SPOTLIGHT #6 Third-Party Funders in Arbitration: And justice for all
At Lead up, we are committed to providing our clients with the most innovative dispute resolution solutions to fit their specific industry contexts. To do that, we have to stay on top of the recent developments in our clients’ sectors, and analyse these developments in line with our clients’ needs. Every month, in “Lead up Spotlight”, we share with you – our colleagues, clients and prospective partners – our analysis on a recent development relating to dispute resolution in an industry that matters to us and to our clients. This month’s Lead up Spotlight, however, is a bit different. We do not address a recent development in dispute resolution, rather we give an overview of a topic relevant to all potential arbitration parties, but somewhat still overlooked, third-party funding.
Engaging in international arbitration can be expensive, especially in complex disputes. But, with the assistance of experienced legal counsel, this financial burden can sometimes be surpassed via third-party funders (TPFs), entities that provide the financial resources needed to pursue or defend a claim in exchange for an agreed return. Typically, TPFs achieve return of their investment by either collecting an agreed percentage of the proceeds of the arbitration or collecting a multiple of their investment. Either way, TPFs are only paid if the funded claim is successful.
The Function of Third-Party Funders
Third-party funders typically cover the costs of the arbitral proceeding as well as the legal expenses associated with arbitration, such as attorneys’ fees, expert witness fees, and their related expenses. This financial support enables parties who might otherwise be unable to afford arbitration to pursue legitimate claims, or, more rarely, defend against unmeritorious claims. TPFs assume the arbitration risk, only receiving a return on their investment if the funded party wins or settles favourably.
Advantages of Third-Party Funding
1. Access to Justice: TPFs provide parties with limited financial resources the means to pursue or defend claims, thereby enhancing access to justice. This is especially beneficial for smaller entities engaged in disputes with larger, well-funded opponents.
2. Risk Management: For businesses, third-party funding can help manage financial risk. By transferring the costs and risks of arbitration to a third party, companies can preserve their capital for operational needs while still pursuing or defending legal claims.
3. Expertise and Support: TPFs often bring valuable expertise to the table, providing strategic insights and support throughout the arbitration process. Their experience in assessing the merits of cases and their understanding of arbitration dynamics can be advantageous to the funded party. Some TPFs adopt a light touch approach once they have agreed to fund the case, while others can stay involved in strategic discussions throughout the case.
4. Strategic Advantage: TPFs can also help the funded party to reach an amicable settlement.
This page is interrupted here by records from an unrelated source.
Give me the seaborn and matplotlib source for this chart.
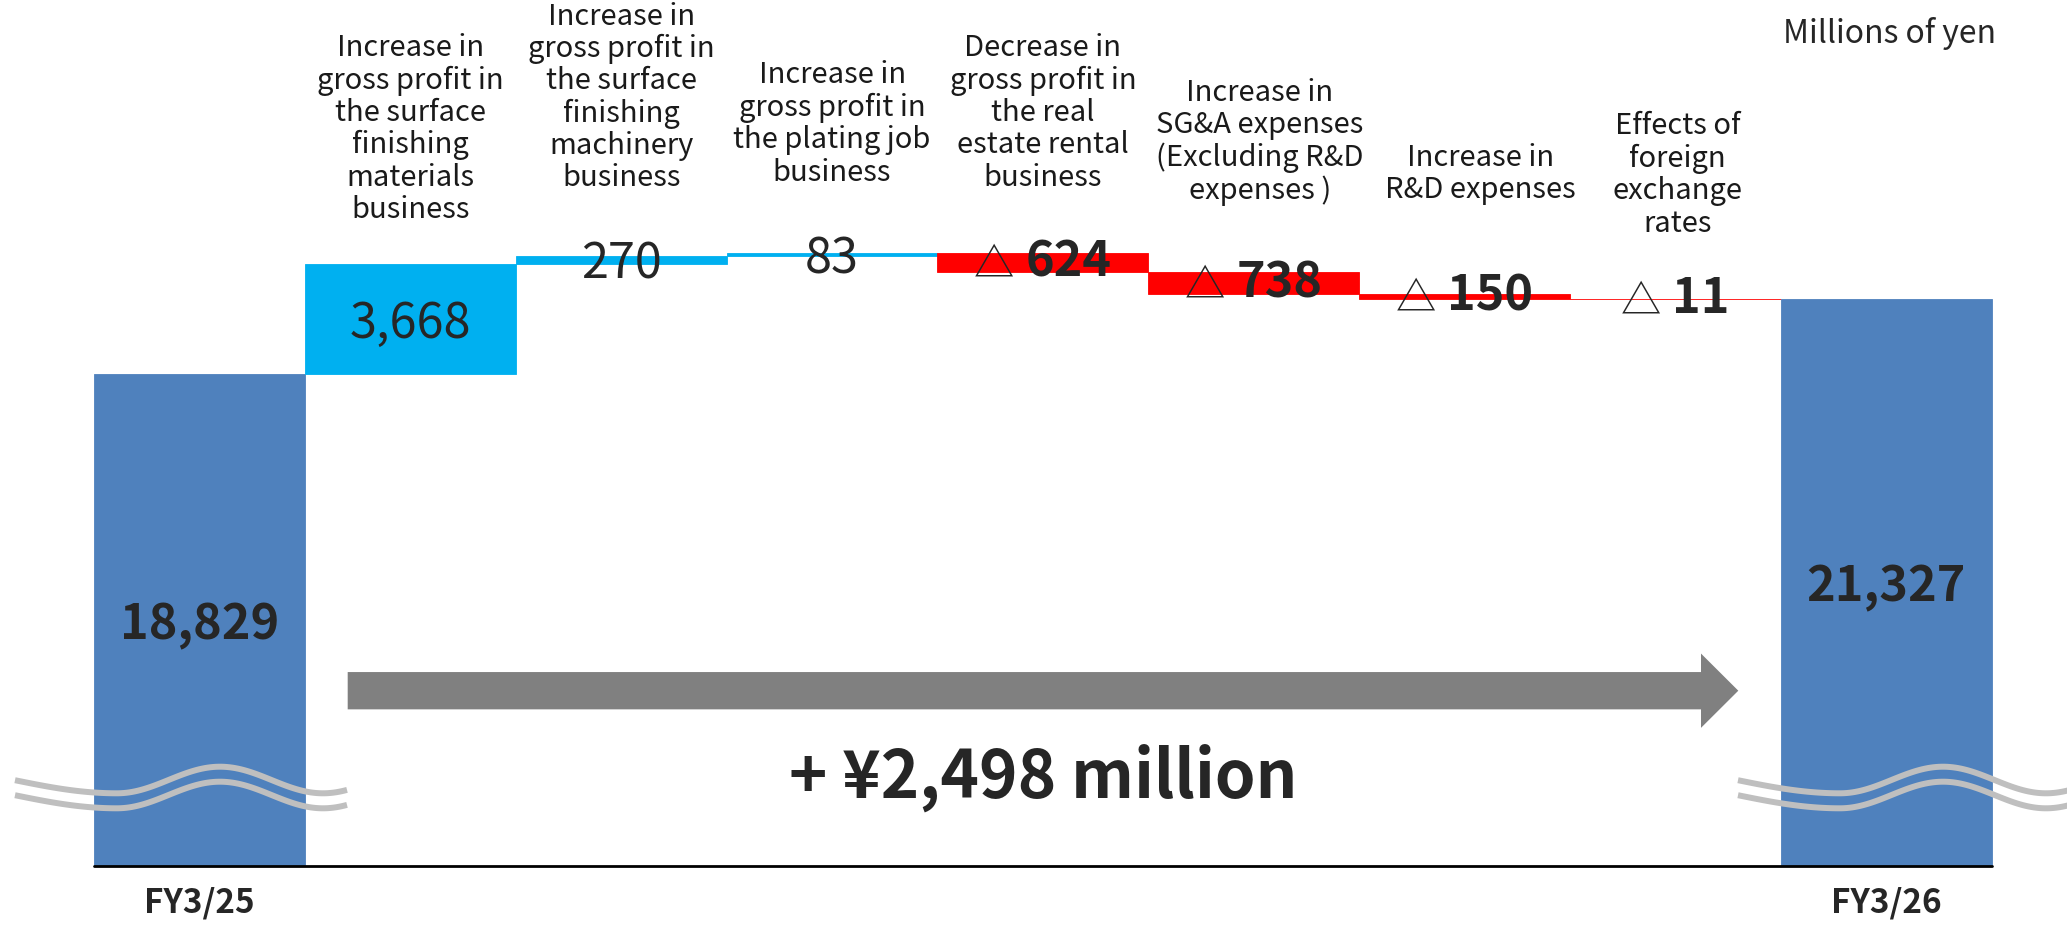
import numpy as np
import matplotlib.pyplot as plt
import matplotlib.transforms as mtransforms
import pandas as pd
import seaborn as sns
from matplotlib.offsetbox import TextArea, HPacker, AnnotationBbox
from matplotlib.patches import FancyArrow

# chart values, millions of yen
steps = ["FY3/25", "materials", "machinery", "plating", "real_estate", "sga", "rnd", "fx", "FY3/26"]
amounts = [18829, 3668, 270, 83, -624, -738, -150, -11, 21327]
step_kinds = ["total", "up", "up", "up", "down", "down", "down", "down", "total"]
step_labels = [
    "",
    "Increase in\ngross profit in\nthe surface\nfinishing\nmaterials\nbusiness",
    "Increase in\ngross profit in\nthe surface\nfinishing\nmachinery\nbusiness",
    "Increase in\ngross profit in\nthe plating job\nbusiness",
    "Decrease in\ngross profit in\nthe real\nestate rental\nbusiness",
    "Increase in\nSG&A expenses\n(Excluding R&D\nexpenses )",
    "Increase in\nR&D expenses",
    "Effects of\nforeign\nexchange\nrates",
    "",
]
tick_labels = ["FY3/25", "", "", "", "", "", "", "", "FY3/26"]
unit_text = "Millions of yen"

palette = {"total": "#4F81BD", "up": "#00B0F0", "down": "#FF0000"}

# layout (pixels of the 2067x925 output)
W, H = 2067, 925
Y_MIN, Y_MAX = 2521, 31244          # broken axis: bars start far above zero
X_MIN, X_MAX = -0.947, 8.858
label_y_px = [None, 129, 97.5, 124, 113, 141.7, 174, 175, None]
label_dx = [0, 0, 0, 0, 0, 0.03, 0.076, 0.01, 0]

# waterfall geometry
running = amounts[0]
bottoms, heights = [], []
for amt, kind in zip(amounts, step_kinds):
    if kind == "total":
        bottoms.append(0)
        heights.append(amt)
    else:
        bottoms.append(min(running, running + amt))
        heights.append(abs(amt))
        running += amt
df = pd.DataFrame({"step": steps, "height": heights, "bottom": bottoms,
                   "amount": amounts, "kind": step_kinds})

sns.set_style("white")
plt.rcParams["font.family"] = ["Noto Sans CJK JP", "DejaVu Sans"]

fig = plt.figure(figsize=(W / 100, H / 100), dpi=100)
ax = fig.add_axes([0, 59 / H, 1, 866 / H])

sns.barplot(data=df, x="step", y="height", order=steps, bottom=df["bottom"].to_numpy(),
            width=1.0, errorbar=None, color=palette["total"], linewidth=0.6, ax=ax)
for patch, kind in zip(ax.patches, df["kind"]):
    patch.set_facecolor(palette[kind])
    patch.set_edgecolor(palette[kind])

ax.set_xlim(X_MIN, X_MAX)
ax.set_ylim(Y_MIN, Y_MAX)
ax.set_xlabel("")
ax.set_ylabel("")
ax.set_yticks([])
ax.set_xticks(range(len(steps)))
ax.set_xticklabels(tick_labels, fontsize=24, fontweight="bold")
ax.tick_params(axis="x", length=0, pad=15)
sns.despine(ax=ax, left=True, bottom=True)

# baseline under the bars
ax.plot([-0.5, len(steps) - 0.5], [Y_MIN, Y_MIN], color="black", lw=2, clip_on=False, zorder=5)

def to_data(x_px, y_px):
    return ax.transData.inverted().transform((x_px, H - y_px))

# value labels
for i, row in df.iterrows():
    if row["kind"] == "total":
        yc = (Y_MIN + row["amount"]) / 2
    else:
        yc = row["bottom"] + row["height"] / 2
    if row["amount"] < 0:
        box = HPacker(children=[
            TextArea("△", textprops=dict(fontsize=29, fontweight="normal")),
            TextArea(f"{-row['amount']:,}", textprops=dict(fontsize=35, fontweight="bold")),
        ], align="baseline", pad=0, sep=8)
        ax.add_artist(AnnotationBbox(box, (i, yc), frameon=False, box_alignment=(0.5, 0.5),
                                     pad=0, zorder=6))
    else:
        ax.text(i, yc, f"{row['amount']:,}", ha="center", va="center_baseline", fontsize=35,
                fontweight="bold" if row["kind"] == "total" else "normal", zorder=6)

# category descriptions above the bars
blend = mtransforms.blended_transform_factory(ax.transData, fig.transFigure)
for i, (text, y_px) in enumerate(zip(step_labels, label_y_px)):
    if text:
        ax.text(i + label_dx[i], 1 - y_px / H, text, transform=blend, ha="center", va="center",
                fontsize=21, linespacing=1.1, color="#1a1a1a")

# wavy break marks
def wave(x_start):
    xs = np.linspace(x_start, x_start + 332, 120)
    t = xs - (x_start + 102)
    phase = np.where(t < 0, np.pi * t / 206, 2 * np.pi * t / 206)
    return xs, 780 + 13.3 * np.cos(phase)

for x_start in (15, 1738):
    xs, ys = wave(x_start)
    for shift in (0, 15):
        pts = np.array([to_data(x, y + shift) for x, y in zip(xs, ys)])
        ax.plot(pts[:, 0], pts[:, 1], color="#BFBFBF", lw=4.3, solid_capstyle="butt", zorder=4)

# net change arrow
x0, yc = to_data(347.7, 690.7)
x1, _ = to_data(1738.3, 690.7)
units_per_px = (Y_MAX - Y_MIN) / 866
ax.add_patch(FancyArrow(x0, yc, x1 - x0, 0, width=37.3 * units_per_px,
                        head_width=74.3 * units_per_px, head_length=37.3 / 210.8,
                        length_includes_head=True, color="#808080", lw=0, zorder=3))

net = amounts[-1] - amounts[0]
fig.text(1043 / W, 1 - 797.5 / H, f"+ ¥{net:,} million", ha="center", va="baseline",
         fontsize=47, fontweight="bold")
fig.text(1996 / W, 1 - 43.5 / H, unit_text, ha="right", va="baseline", fontsize=23)

fig.savefig("out.png", dpi=100)
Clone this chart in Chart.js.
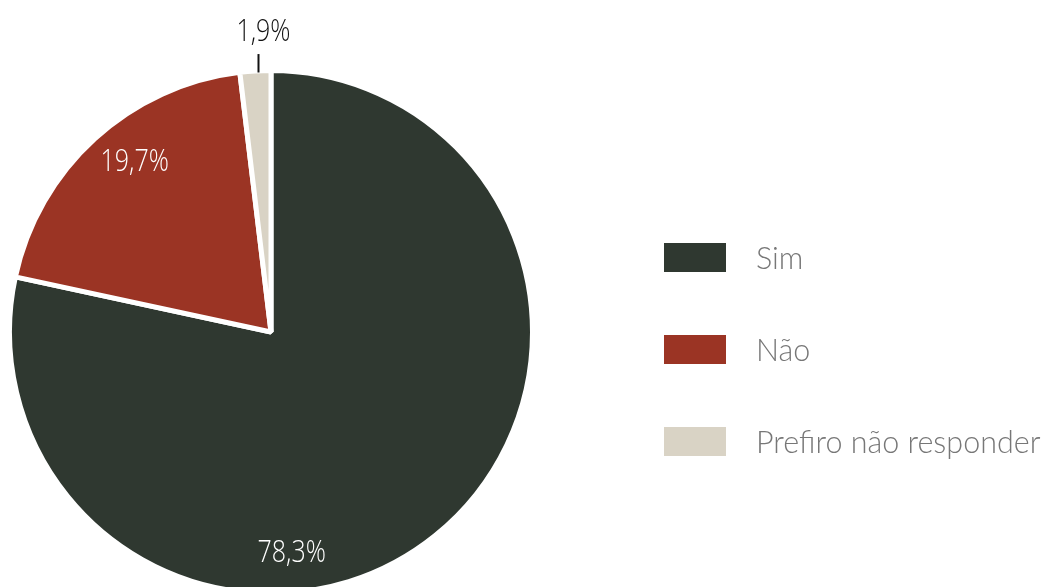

The fact that a funder is willing to back the funded party indicates to the opposing party that the TPF has reviewed the funded party’s case and deemed it likely to succeed, suggesting that the investment is expected to yield a favourable return.
Reaching a Funding Agreement
Before reaching a funding agreement, a process involving two main phases should be enacted:
1. Preparing the File and Due Diligence: Parties seeking fund must prepare a file comprising information about the parties to the dispute, the potential jurisdictional and admissibility challenges (if any), the factual and legal aspects of the case, the amount of sought damages, the chances and planned strategy to enforce issued awards, any settlement strategy and the expected budget and timeline. This file allows TPFs to undertake their due diligence to assess the case and its associated risks.
2. Concluding the Funding Agreement: If the outcome of the due diligence is satisfactory to the funder, the funder and the party seeking the fund negotiate to reach mutually agreeable terms. While funding agreements differ from case to case, they commonly include provisions regarding the financial arrangements, conditions for terminating the agreement, matters of confidentiality and privilege, settlement terms, and legal counsel involvement.
Regulatory Environment
The regulation of third-party funding in arbitration varies worldwide. Some jurisdictions have welcomed it for its benefits, while others have imposed restrictions to prevent potential misuse. The International Bar Association (IBA) and other professional bodies have issued guidelines to address the ethical and procedural issues related to third-party funding. For instance, the IBA Guidelines on Conflicts of Interest in International Arbitration of 2024 include provisions on disclosing third-party funding arrangements.
Conclusion
Third-party funders are becoming an integral part of the arbitration landscape. They not only provide critical funding but also promote access to justice, allowing parties to pursue or defend claims that might otherwise be financially out of reach. In practice, securing third-party funding is achievable with proper assistance from legal counsel.